***** DATA LINES *****

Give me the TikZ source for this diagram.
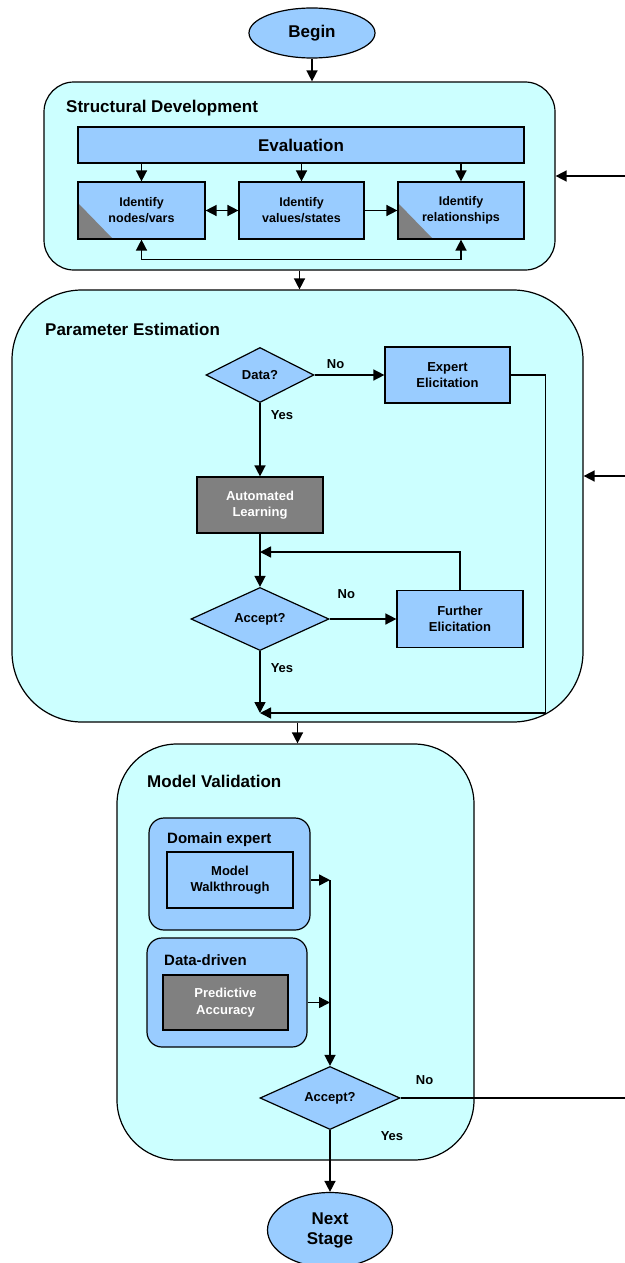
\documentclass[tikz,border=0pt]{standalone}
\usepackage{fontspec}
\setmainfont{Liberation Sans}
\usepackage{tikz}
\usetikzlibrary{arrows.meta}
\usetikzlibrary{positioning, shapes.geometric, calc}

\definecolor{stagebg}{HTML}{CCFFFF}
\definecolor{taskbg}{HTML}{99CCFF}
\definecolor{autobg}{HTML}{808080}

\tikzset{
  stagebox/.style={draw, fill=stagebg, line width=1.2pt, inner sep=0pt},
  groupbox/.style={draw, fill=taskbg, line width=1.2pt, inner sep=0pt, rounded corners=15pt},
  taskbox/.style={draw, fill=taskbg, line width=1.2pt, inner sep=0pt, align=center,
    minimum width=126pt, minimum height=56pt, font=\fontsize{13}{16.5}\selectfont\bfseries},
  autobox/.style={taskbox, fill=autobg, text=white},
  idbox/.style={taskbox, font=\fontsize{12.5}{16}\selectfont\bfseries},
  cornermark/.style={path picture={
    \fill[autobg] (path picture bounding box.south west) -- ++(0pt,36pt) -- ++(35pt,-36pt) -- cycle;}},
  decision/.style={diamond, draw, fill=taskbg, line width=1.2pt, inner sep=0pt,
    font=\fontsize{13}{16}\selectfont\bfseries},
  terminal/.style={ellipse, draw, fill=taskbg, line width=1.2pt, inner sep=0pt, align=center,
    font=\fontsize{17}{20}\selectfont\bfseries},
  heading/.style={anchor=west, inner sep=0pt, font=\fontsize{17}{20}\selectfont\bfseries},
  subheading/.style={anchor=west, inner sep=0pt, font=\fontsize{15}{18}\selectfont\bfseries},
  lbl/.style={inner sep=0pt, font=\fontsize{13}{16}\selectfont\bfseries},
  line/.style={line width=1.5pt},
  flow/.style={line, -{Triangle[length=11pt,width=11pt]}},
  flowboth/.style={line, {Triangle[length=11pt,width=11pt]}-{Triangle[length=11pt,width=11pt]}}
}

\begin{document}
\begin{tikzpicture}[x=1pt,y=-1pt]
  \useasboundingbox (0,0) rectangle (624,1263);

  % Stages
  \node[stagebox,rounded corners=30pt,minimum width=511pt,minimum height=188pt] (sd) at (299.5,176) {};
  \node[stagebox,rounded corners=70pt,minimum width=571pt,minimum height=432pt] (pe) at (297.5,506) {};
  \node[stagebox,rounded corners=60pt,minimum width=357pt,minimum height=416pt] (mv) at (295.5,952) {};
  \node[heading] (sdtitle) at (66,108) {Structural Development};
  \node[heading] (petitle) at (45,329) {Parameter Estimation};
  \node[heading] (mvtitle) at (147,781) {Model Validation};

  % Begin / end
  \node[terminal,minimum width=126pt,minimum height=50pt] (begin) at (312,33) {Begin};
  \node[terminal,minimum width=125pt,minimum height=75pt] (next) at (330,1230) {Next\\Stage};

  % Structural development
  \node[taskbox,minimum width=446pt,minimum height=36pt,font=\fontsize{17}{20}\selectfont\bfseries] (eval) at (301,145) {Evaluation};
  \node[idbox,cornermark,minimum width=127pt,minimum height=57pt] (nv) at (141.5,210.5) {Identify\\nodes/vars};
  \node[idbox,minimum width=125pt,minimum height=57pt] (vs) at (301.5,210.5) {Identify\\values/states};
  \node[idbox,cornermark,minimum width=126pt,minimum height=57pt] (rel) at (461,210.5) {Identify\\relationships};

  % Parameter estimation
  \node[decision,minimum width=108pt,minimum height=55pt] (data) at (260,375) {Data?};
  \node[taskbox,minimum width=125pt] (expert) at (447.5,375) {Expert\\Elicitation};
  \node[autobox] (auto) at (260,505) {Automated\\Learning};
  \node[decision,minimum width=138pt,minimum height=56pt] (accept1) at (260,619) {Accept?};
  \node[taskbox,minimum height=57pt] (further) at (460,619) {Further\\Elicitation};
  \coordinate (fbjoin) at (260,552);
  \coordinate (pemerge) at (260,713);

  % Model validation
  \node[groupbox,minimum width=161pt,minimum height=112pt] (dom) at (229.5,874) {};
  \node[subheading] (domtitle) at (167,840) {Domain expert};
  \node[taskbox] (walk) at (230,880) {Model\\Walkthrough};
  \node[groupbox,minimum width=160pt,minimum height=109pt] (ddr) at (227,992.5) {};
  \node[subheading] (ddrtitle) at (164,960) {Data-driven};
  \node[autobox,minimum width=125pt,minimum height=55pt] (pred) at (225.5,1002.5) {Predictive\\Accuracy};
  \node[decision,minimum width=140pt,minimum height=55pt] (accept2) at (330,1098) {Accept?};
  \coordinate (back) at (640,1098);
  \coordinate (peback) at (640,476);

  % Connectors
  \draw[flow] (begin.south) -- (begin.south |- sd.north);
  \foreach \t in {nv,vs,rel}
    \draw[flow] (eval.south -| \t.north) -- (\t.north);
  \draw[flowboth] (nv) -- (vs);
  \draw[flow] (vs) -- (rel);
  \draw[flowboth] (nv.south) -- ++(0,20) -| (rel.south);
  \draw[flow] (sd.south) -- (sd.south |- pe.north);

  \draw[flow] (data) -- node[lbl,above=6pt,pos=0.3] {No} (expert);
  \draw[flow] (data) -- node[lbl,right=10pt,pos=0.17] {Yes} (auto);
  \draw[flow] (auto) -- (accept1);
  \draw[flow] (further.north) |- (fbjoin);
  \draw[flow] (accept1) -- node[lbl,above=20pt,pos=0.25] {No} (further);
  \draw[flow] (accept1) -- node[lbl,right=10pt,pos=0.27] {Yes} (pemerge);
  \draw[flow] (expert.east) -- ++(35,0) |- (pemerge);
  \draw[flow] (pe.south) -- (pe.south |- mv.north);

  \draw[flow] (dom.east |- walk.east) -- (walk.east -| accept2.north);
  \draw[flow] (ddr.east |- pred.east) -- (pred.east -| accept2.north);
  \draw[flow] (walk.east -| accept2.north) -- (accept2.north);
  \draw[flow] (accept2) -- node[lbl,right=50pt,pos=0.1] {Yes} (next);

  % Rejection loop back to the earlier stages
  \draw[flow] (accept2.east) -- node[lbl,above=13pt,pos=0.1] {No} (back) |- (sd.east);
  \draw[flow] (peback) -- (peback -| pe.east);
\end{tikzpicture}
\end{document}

*****

* _EXERCISE AIM_
Quote the listing above in full, except for the pictures.

* _RESPONSE_
Give me the TikZ source for this diagram.
\documentclass[tikz,border=0pt]{standalone}
\usepackage{fontspec}
\setmainfont{Liberation Sans}
\usepackage{tikz}
\usetikzlibrary{arrows.meta}
\usetikzlibrary{positioning, shapes.geometric, calc}

\definecolor{stagebg}{HTML}{CCFFFF}
\definecolor{taskbg}{HTML}{99CCFF}
\definecolor{autobg}{HTML}{808080}

\tikzset{
  stagebox/.style={draw, fill=stagebg, line width=1.2pt, inner sep=0pt},
  groupbox/.style={draw, fill=taskbg, line width=1.2pt, inner sep=0pt, rounded corners=15pt},
  taskbox/.style={draw, fill=taskbg, line width=1.2pt, inner sep=0pt, align=center,
    minimum width=126pt, minimum height=56pt, font=\fontsize{13}{16.5}\selectfont\bfseries},
  autobox/.style={taskbox, fill=autobg, text=white},
  idbox/.style={taskbox, font=\fontsize{12.5}{16}\selectfont\bfseries},
  cornermark/.style={path picture={
    \fill[autobg] (path picture bounding box.south west) -- ++(0pt,36pt) -- ++(35pt,-36pt) -- cycle;}},
  decision/.style={diamond, draw, fill=taskbg, line width=1.2pt, inner sep=0pt,
    font=\fontsize{13}{16}\selectfont\bfseries},
  terminal/.style={ellipse, draw, fill=taskbg, line width=1.2pt, inner sep=0pt, align=center,
    font=\fontsize{17}{20}\selectfont\bfseries},
  heading/.style={anchor=west, inner sep=0pt, font=\fontsize{17}{20}\selectfont\bfseries},
  subheading/.style={anchor=west, inner sep=0pt, font=\fontsize{15}{18}\selectfont\bfseries},
  lbl/.style={inner sep=0pt, font=\fontsize{13}{16}\selectfont\bfseries},
  line/.style={line width=1.5pt},
  flow/.style={line, -{Triangle[length=11pt,width=11pt]}},
  flowboth/.style={line, {Triangle[length=11pt,width=11pt]}-{Triangle[length=11pt,width=11pt]}}
}

\begin{document}
\begin{tikzpicture}[x=1pt,y=-1pt]
  \useasboundingbox (0,0) rectangle (624,1263);

  % Stages
  \node[stagebox,rounded corners=30pt,minimum width=511pt,minimum height=188pt] (sd) at (299.5,176) {};
  \node[stagebox,rounded corners=70pt,minimum width=571pt,minimum height=432pt] (pe) at (297.5,506) {};
  \node[stagebox,rounded corners=60pt,minimum width=357pt,minimum height=416pt] (mv) at (295.5,952) {};
  \node[heading] (sdtitle) at (66,108) {Structural Development};
  \node[heading] (petitle) at (45,329) {Parameter Estimation};
  \node[heading] (mvtitle) at (147,781) {Model Validation};

  % Begin / end
  \node[terminal,minimum width=126pt,minimum height=50pt] (begin) at (312,33) {Begin};
  \node[terminal,minimum width=125pt,minimum height=75pt] (next) at (330,1230) {Next\\Stage};

  % Structural development
  \node[taskbox,minimum width=446pt,minimum height=36pt,font=\fontsize{17}{20}\selectfont\bfseries] (eval) at (301,145) {Evaluation};
  \node[idbox,cornermark,minimum width=127pt,minimum height=57pt] (nv) at (141.5,210.5) {Identify\\nodes/vars};
  \node[idbox,minimum width=125pt,minimum height=57pt] (vs) at (301.5,210.5) {Identify\\values/states};
  \node[idbox,cornermark,minimum width=126pt,minimum height=57pt] (rel) at (461,210.5) {Identify\\relationships};

  % Parameter estimation
  \node[decision,minimum width=108pt,minimum height=55pt] (data) at (260,375) {Data?};
  \node[taskbox,minimum width=125pt] (expert) at (447.5,375) {Expert\\Elicitation};
  \node[autobox] (auto) at (260,505) {Automated\\Learning};
  \node[decision,minimum width=138pt,minimum height=56pt] (accept1) at (260,619) {Accept?};
  \node[taskbox,minimum height=57pt] (further) at (460,619) {Further\\Elicitation};
  \coordinate (fbjoin) at (260,552);
  \coordinate (pemerge) at (260,713);

  % Model validation
  \node[groupbox,minimum width=161pt,minimum height=112pt] (dom) at (229.5,874) {};
  \node[subheading] (domtitle) at (167,840) {Domain expert};
  \node[taskbox] (walk) at (230,880) {Model\\Walkthrough};
  \node[groupbox,minimum width=160pt,minimum height=109pt] (ddr) at (227,992.5) {};
  \node[subheading] (ddrtitle) at (164,960) {Data-driven};
  \node[autobox,minimum width=125pt,minimum height=55pt] (pred) at (225.5,1002.5) {Predictive\\Accuracy};
  \node[decision,minimum width=140pt,minimum height=55pt] (accept2) at (330,1098) {Accept?};
  \coordinate (back) at (640,1098);
  \coordinate (peback) at (640,476);

  % Connectors
  \draw[flow] (begin.south) -- (begin.south |- sd.north);
  \foreach \t in {nv,vs,rel}
    \draw[flow] (eval.south -| \t.north) -- (\t.north);
  \draw[flowboth] (nv) -- (vs);
  \draw[flow] (vs) -- (rel);
  \draw[flowboth] (nv.south) -- ++(0,20) -| (rel.south);
  \draw[flow] (sd.south) -- (sd.south |- pe.north);

  \draw[flow] (data) -- node[lbl,above=6pt,pos=0.3] {No} (expert);
  \draw[flow] (data) -- node[lbl,right=10pt,pos=0.17] {Yes} (auto);
  \draw[flow] (auto) -- (accept1);
  \draw[flow] (further.north) |- (fbjoin);
  \draw[flow] (accept1) -- node[lbl,above=20pt,pos=0.25] {No} (further);
  \draw[flow] (accept1) -- node[lbl,right=10pt,pos=0.27] {Yes} (pemerge);
  \draw[flow] (expert.east) -- ++(35,0) |- (pemerge);
  \draw[flow] (pe.south) -- (pe.south |- mv.north);

  \draw[flow] (dom.east |- walk.east) -- (walk.east -| accept2.north);
  \draw[flow] (ddr.east |- pred.east) -- (pred.east -| accept2.north);
  \draw[flow] (walk.east -| accept2.north) -- (accept2.north);
  \draw[flow] (accept2) -- node[lbl,right=50pt,pos=0.1] {Yes} (next);

  % Rejection loop back to the earlier stages
  \draw[flow] (accept2.east) -- node[lbl,above=13pt,pos=0.1] {No} (back) |- (sd.east);
  \draw[flow] (peback) -- (peback -| pe.east);
\end{tikzpicture}
\end{document}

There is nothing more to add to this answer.